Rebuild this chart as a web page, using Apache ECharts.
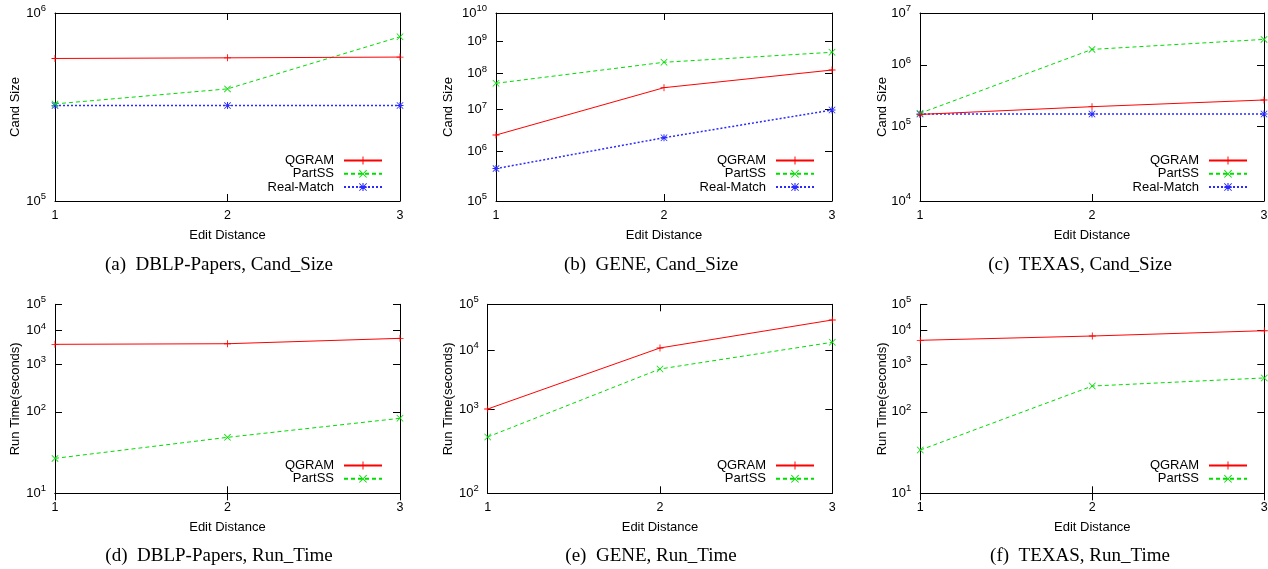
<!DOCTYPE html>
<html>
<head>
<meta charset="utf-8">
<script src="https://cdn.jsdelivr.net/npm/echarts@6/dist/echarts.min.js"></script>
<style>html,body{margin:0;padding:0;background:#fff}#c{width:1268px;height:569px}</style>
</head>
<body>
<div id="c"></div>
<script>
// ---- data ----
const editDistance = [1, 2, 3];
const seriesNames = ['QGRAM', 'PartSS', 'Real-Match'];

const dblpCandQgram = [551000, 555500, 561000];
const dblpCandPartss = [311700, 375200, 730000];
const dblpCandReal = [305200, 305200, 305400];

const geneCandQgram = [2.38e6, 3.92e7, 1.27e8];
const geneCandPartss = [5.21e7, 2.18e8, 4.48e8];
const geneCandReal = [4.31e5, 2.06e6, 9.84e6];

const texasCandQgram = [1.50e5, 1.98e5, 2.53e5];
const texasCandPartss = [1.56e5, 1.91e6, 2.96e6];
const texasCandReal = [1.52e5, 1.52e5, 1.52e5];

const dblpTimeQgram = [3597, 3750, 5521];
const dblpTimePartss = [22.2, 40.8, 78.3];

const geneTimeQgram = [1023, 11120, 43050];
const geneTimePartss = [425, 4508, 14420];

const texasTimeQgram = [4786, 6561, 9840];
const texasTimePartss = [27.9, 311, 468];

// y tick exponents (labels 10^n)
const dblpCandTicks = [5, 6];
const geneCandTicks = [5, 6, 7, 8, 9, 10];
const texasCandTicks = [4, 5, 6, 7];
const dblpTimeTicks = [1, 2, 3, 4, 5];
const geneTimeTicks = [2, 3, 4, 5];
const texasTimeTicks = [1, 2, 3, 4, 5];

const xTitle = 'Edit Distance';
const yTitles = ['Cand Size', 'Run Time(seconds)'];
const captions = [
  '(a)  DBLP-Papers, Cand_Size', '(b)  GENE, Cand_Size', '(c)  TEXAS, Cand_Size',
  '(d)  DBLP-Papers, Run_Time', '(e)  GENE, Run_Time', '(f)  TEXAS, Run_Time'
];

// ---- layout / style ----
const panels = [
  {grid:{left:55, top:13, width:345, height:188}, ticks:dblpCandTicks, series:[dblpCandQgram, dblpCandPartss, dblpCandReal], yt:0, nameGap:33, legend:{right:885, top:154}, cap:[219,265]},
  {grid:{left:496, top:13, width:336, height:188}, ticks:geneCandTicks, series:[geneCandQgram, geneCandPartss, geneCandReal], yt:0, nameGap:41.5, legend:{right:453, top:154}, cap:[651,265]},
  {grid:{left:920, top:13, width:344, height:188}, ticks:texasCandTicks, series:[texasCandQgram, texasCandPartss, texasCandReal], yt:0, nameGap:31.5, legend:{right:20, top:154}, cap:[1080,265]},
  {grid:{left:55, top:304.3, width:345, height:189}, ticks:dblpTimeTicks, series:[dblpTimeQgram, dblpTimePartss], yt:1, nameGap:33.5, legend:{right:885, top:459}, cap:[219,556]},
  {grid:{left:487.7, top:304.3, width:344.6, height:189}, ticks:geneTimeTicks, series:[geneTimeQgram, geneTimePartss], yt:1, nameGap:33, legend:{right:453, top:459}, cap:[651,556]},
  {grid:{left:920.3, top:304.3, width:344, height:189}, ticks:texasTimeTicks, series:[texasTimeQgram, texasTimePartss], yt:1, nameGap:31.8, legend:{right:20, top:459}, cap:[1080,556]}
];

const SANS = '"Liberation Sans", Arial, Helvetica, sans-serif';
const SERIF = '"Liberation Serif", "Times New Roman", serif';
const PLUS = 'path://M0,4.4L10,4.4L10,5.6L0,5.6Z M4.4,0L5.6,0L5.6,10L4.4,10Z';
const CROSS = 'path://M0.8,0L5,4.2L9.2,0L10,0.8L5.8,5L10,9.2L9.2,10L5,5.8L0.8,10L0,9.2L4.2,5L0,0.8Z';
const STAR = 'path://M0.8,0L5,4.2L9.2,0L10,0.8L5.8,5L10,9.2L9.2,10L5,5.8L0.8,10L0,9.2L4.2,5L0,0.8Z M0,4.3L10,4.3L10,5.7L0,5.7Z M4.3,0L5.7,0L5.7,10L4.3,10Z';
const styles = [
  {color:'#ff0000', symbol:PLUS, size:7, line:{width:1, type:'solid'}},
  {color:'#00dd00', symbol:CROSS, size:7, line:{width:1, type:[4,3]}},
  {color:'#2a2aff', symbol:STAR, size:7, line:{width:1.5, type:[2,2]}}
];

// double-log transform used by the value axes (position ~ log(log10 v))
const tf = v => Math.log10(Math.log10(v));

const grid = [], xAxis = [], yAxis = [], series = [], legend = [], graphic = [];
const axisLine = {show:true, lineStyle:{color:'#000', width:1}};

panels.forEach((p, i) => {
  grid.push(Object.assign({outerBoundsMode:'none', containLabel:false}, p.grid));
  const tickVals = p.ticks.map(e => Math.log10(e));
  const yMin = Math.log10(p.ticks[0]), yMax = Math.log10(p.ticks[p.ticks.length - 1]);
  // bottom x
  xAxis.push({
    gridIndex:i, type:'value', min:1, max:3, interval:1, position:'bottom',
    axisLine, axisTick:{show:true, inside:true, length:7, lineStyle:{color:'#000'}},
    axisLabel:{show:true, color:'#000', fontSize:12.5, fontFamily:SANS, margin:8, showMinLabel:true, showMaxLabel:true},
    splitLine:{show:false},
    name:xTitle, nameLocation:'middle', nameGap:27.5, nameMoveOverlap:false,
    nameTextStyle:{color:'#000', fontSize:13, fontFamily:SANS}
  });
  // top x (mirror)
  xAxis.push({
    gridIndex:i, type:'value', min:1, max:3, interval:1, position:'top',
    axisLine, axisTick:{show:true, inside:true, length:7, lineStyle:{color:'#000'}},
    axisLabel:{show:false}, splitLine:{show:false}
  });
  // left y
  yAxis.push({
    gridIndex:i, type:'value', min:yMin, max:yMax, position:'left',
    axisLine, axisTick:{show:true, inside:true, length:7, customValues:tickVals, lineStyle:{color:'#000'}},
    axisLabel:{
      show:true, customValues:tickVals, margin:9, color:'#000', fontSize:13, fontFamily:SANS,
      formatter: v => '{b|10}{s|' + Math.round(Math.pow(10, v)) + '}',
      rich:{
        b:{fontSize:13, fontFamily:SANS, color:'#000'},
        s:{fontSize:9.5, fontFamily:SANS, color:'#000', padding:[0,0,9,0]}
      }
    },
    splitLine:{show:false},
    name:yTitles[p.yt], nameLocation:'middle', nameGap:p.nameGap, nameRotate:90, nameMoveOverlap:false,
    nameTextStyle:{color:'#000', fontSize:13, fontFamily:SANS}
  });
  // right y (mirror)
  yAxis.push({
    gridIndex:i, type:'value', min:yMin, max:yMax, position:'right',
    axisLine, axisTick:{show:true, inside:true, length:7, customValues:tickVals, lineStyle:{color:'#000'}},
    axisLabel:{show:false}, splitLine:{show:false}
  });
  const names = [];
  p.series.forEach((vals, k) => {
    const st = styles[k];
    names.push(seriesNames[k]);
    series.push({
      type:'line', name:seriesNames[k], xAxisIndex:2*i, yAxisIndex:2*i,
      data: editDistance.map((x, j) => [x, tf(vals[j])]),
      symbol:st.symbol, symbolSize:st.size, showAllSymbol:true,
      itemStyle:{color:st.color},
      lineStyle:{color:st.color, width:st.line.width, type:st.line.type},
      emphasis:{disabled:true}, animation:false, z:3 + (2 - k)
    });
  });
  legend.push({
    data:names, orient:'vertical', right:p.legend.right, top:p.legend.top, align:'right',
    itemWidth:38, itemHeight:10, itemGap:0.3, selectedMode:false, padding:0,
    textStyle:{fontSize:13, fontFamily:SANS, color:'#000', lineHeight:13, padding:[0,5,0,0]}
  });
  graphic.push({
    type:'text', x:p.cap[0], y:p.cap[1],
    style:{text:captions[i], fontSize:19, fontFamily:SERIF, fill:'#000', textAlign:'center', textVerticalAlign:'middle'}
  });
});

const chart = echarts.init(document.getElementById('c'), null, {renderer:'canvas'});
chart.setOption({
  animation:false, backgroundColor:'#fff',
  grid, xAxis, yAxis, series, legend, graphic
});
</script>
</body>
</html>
════════════════════
- Set problem
Copy nothing but the lines from the top of the data down to the line containing "const dblpCandReal = [305200, 305200, 305400];", and leave the pictures out.

- Written response
Rebuild this chart as a web page, using Apache ECharts.
<!DOCTYPE html>
<html>
<head>
<meta charset="utf-8">
<script src="https://cdn.jsdelivr.net/npm/echarts@6/dist/echarts.min.js"></script>
<style>html,body{margin:0;padding:0;background:#fff}#c{width:1268px;height:569px}</style>
</head>
<body>
<div id="c"></div>
<script>
// ---- data ----
const editDistance = [1, 2, 3];
const seriesNames = ['QGRAM', 'PartSS', 'Real-Match'];

const dblpCandQgram = [551000, 555500, 561000];
const dblpCandPartss = [311700, 375200, 730000];
const dblpCandReal = [305200, 305200, 305400];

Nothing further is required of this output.